Château Pas du Cerf (Red) 2006 Rocher des Croix, 13%, 10% Grenache, 10% Mourvédre, 80% Syrah, Côtes de Provence, €13.80
Semi-opaque purple colour. Light soy sauce nose, rosemary sprig, dark herbs, medium intensity. On the palate, med(+) intensity and alcohol, med acid, med(+) tannins, slightly rough texture, soy and earth flavours, light oxidised flavours, med length, liquorice finish.
12 months in oak. Schisty soil at 30hl/ha yields. Skin maceration during 24 hours and alcoholic fermentation at low temperature.
Comments: Interesting to see how 10% of Grenache can give so much of that oxidised aroma.
Château des Marres (Red) 2007 Prestige, 13.5%, 50% Syrah, 25% Grenache, 25% Cinsault, , Côtes de Provence(locatednear the coast of St-Tropez) , €15
Deep purple colour. The nose is light cedar, soy, earth, undergrowth, light currants, slight lift and liquorice. The palate is med(+) alcohol, acid and full tannins, grainy texture, long length, dark herbs, thyme.
The soil is sand, clay and schist.
Comments: It always fascinates me that schist soil imparts a sort of heavy, herb like character to the wine aroma and also the texture is grainy.
Château St Baillon (Red) 2004 L’oppidum, 12.5%, 95% Grenache, 5% Syrah, Côtes de Provence, €23
Deep garnet colour. Earthy aroma, lead, soy, aniseed, spicy, slight oxidised character. On the palate, med(+) alch and acid, med tannins, slight velvety texture, aniseed, herbs, med(+) length, earthy.
The soil is rock, clay, limestone with a subsoil of blue marl from the secondary Jurassic period.
The vineyard is around 22 years old. Harvesting is by hand with small trays. The grape are de-stemmed and crushed. Fermentation takes place at 30° Celsius with frequent pumping over. Wine macerated a few weeks on its skins after fermentation and before being racked. The wine is aged in oak barrels (10% new ) for 20 to 22 months and bottled after being racked. Released four years after bottling.

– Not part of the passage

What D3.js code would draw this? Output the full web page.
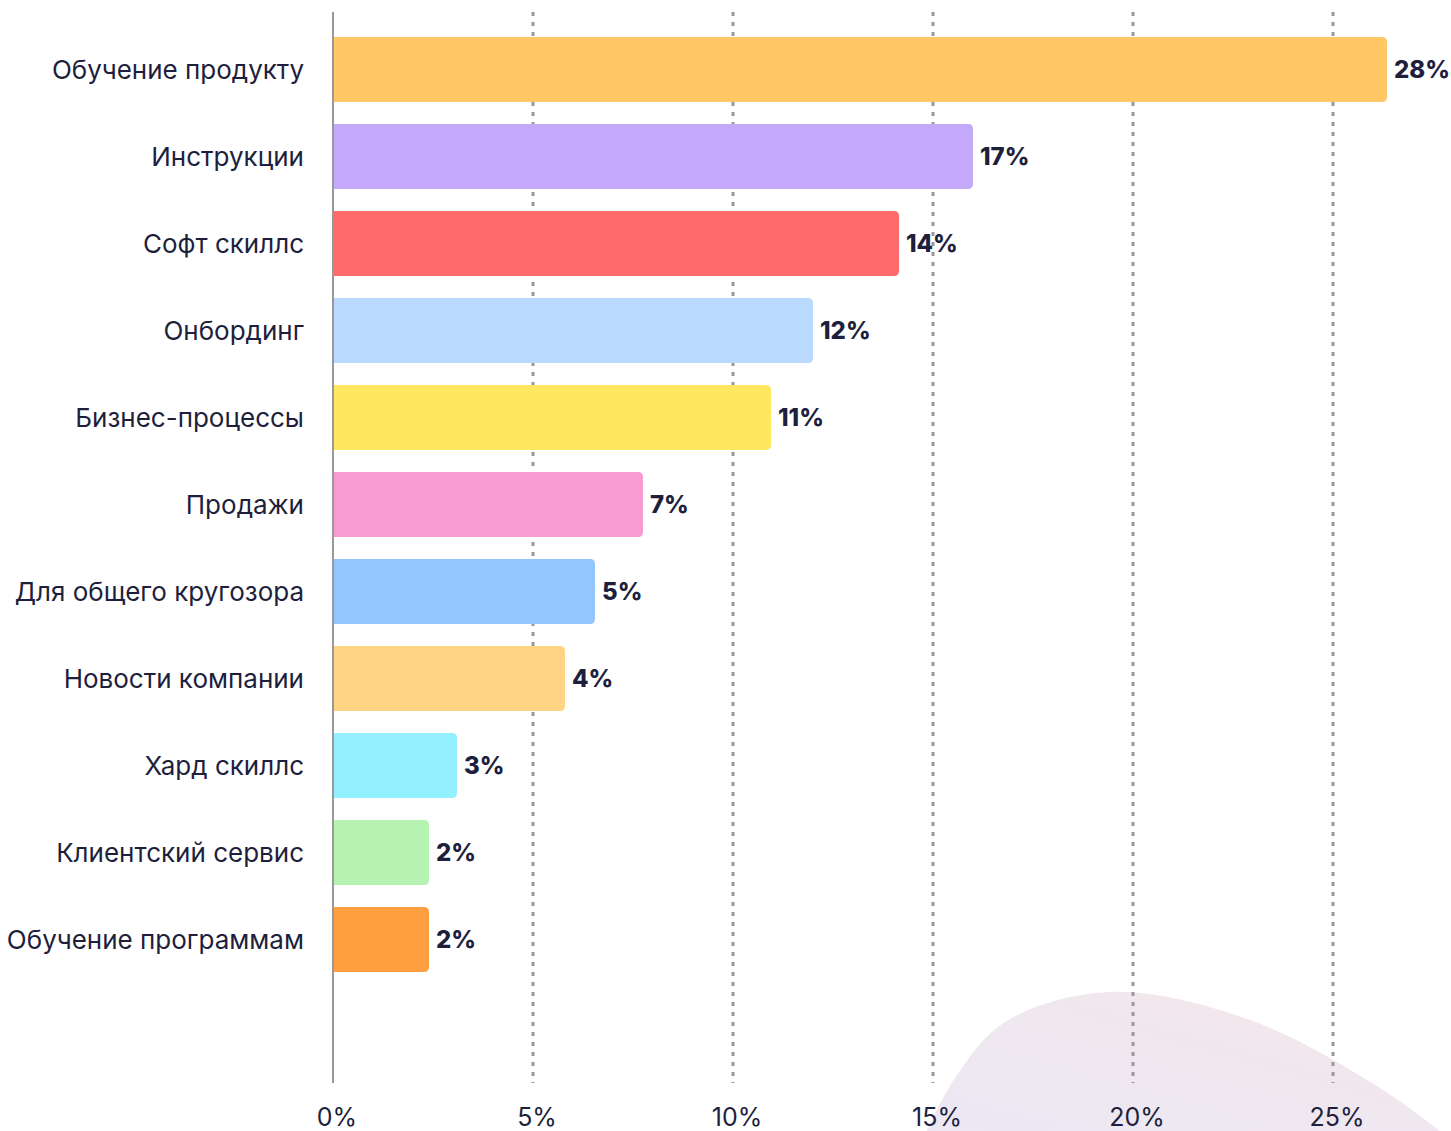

Domaine St-Pierre 2009, Portes de méditerrnen, 14.5% (Is grown on Côtes de Provence soil but is considered a Vin de Pays wine as it is sweet /moelleux), €12
Pale yellow colour. Light honey nose, pineapples, lifted notes, candied mangoes, complex caramel. Med(+) acid on the palate and med(-) sweet/slightly sweeter than off-dry, med(+) alcohol, slight cedary back palate, med(+) length, light canned pineapples.
Comments: A very unique wine. I was told the wine was made by the same winemaker as Clos Cassivet. I never tasted a wine like this before with this sort of flavour-profile.